More about Pagan Black Metal
Pagan black metal is a branch of black metal that replaces the Satanic themes of the original genre with a celebration of pre-Christian beliefs and mythologies. Emerging in Europe in the 1990s, it is part of the broader pagan metal current, which fuses extreme metal with the pre-Christian traditions of a specific culture or region. The Norwegian band In the Woods... was among the first to embody this vision, while Ireland's Primordial helped define the genre from their earliest demos. Bathory and their album Hammerheart (1990) are frequently cited as the first large-scale pagan metal work.
Musically, pagan black metal inherits the brutality and coldness of Norwegian black metal — tremolo riffs, blast beats, shrieked vocals — but integrates acoustic and folk elements: traditional instruments (bagpipes, flutes, ancestral drums), melodies inspired by ancient folk songs, and an atmosphere evocative of forests and rites of passage.
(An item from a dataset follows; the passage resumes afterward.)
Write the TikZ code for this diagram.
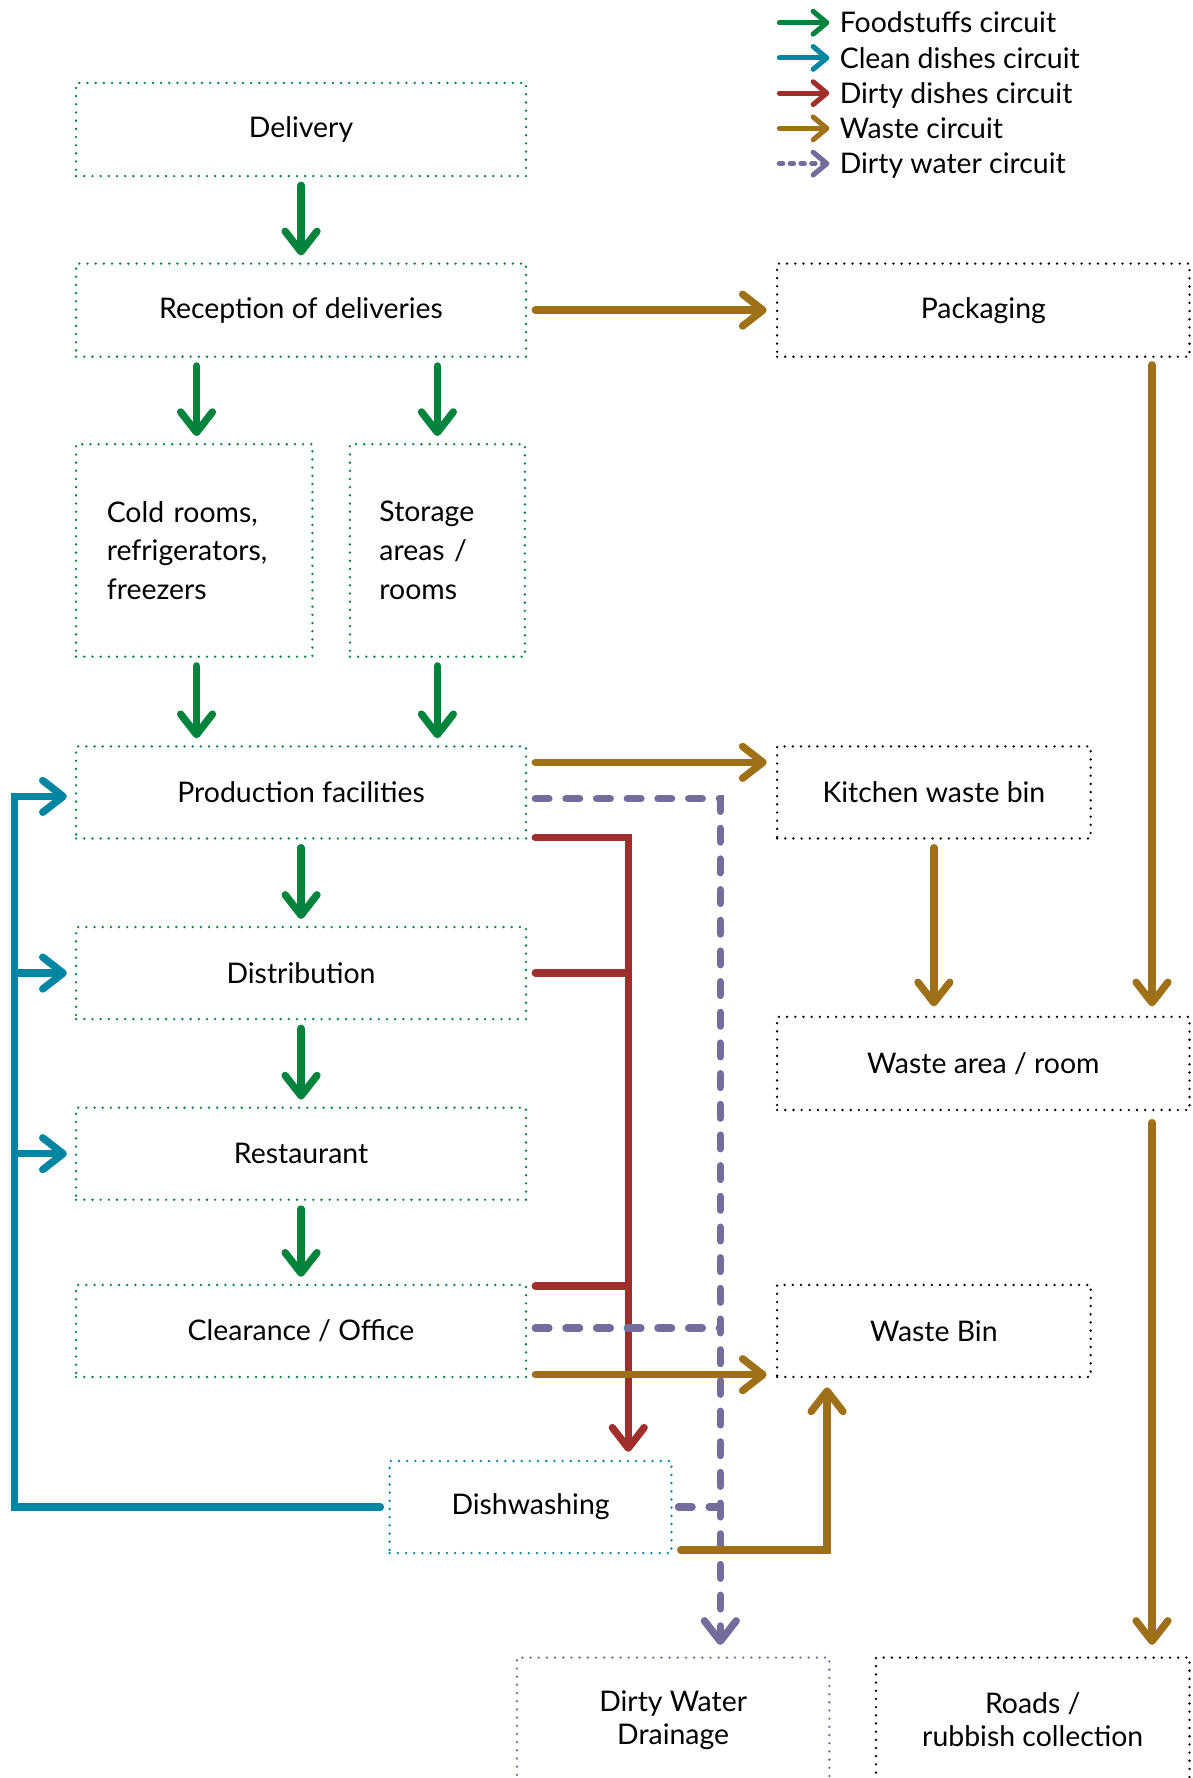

Lyrics, often sung in national languages or archaic Latin, celebrate Nordic, Celtic, Slavic or Germanic paganism depending on the band's origins.
The pagan black metal scene is today internationally recognised. Kampfar have embodied the spirit of Norwegian pagan black metal for over thirty years. Primordial weave Irish Celtic paganism into epic and emotionally devastating compositions. Vermilia brings a feminine and atmospheric sensibility to the genre, PERCHTA explores Austrian Alpine mythology, and Asenblut represent the vigorous Germanic tradition of the genre.
Pagan black metal festivals are spaces for communal as much as musical gathering, often held in rural or forested settings. These events naturally engage with black metal and folk metal festivals, forming a constellation of extreme European scenes deeply rooted in their cultural identities.